The camera revealed that Starr was still there via satellite, listening to Wallace's remarks. When he finished, Starr asked, "Can I respond?"
"I hope so," Wallace replied, smiling.
"One, there is no bipartisan support of this impeachment inquiry," Starr said.
And the former independent counsel doesn't think that will change after today's "one-sided" hearing in the House Judiciary Committee. He heard the witnesses, such as Democratic Counsel Barry Berke, speak ill of the president's character, but what he didn't hear is that a crime had been committed by President Trump. Unlike in Clinton's case where he clearly committed perjury and lied about his relationship with Monica Lewinsky.
"Today was a very one-sided, slanted view of the evidence," Starr noted.

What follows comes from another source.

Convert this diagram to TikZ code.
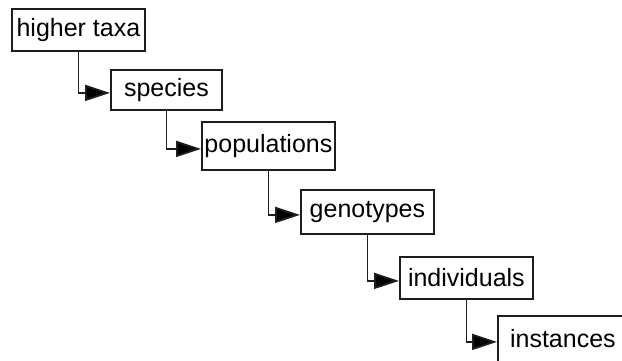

The whistleblower complaint against Trump was based off of a July phone call between Trump and the Ukrainian president, when Trump asked the leader to investigate Joe and Hunter Biden's ties to a corrupt gas company. His critics charge that he was acting in his own personal, political interests. But Starr said that's not the case.
"There is no question that this president hated the idea of foreign aid to corrupt entities," he said.
According to Starr, the committee did themselves no favors with today's hearing.
"Is this something that is going to persuade reasonable people in the middle who just say, 'what are the facts?'" Starr asked. "That the president is a clear and present danger to the United States and I find that an extravagant claim."